Two steel hips, a steel ankle and health complications have not slowed Len LeBlanc down.
While the 63-year-old Canadian rancher has taken a step back from his farm in British Columbia, he has stepped things up in rodeo sport he started competing in as a child.
“I had surgery and they took out my bladder, prostate. I had a little complications so they took out my kidney,” Mr LeBlanc said.
“I got two steel hips and a steel ankle.
“[Rodeo] keeps me going. I’m not sitting on the couch trying to die.”
At present, Mr LeBlanc is staying in Waianakarua with Henrietta and Graeme Purvis, who he met through rodeo circles, and is competing with Mr Purvis as a team roper in the South Island rodeo circuit.
It is his first time visiting the South Island, which he described as the “Garden of Eden”.
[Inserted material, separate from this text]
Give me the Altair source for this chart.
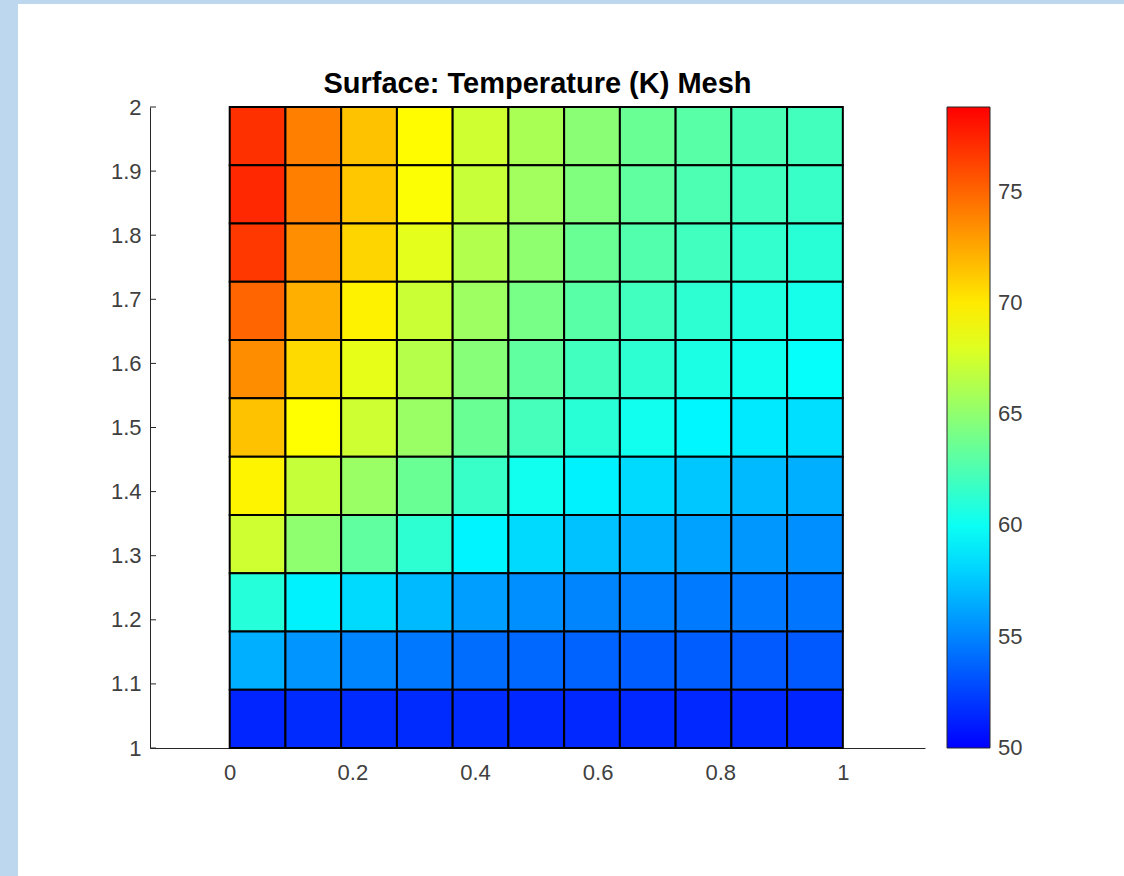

Vernon, near the United States border, is now Mr LeBlanc’s home base, but he used to ranch about 400 cattle near William Lake, in British Columbia.
Sheep were not a viable option because of the prevalence of mountain lions, wolves and bears, he said.
“In the summertime I used to have 30,000 acres [12,140ha] of government grass,” he said.
“You get to know your place, and know where your cows will be at certain times of the year.
“When winter hits there’s nothing, just snow.”
At times, Mr LeBlanc would go six weeks without talking to anyone – apart from his horse – due to his remote location.
Scorching summers and freezing winters were a challenge, but his love for animals kept him going.
“People say we don’t care about our animals, but I’ve laid in the snow bank on Christmas Day trying to push a womb back into a cow to save her life,” he said.
“I’ve given mouth to mouth to a calf that needs a little extra help – we love our animals.”
Rodeos were a lot different in Canada, where professional riders could attend up to two rodeos a day in the summer, he said.
After competing at the Lawrence Rodeo, he noticed New Zealand’s stock used in rodeos were more wild.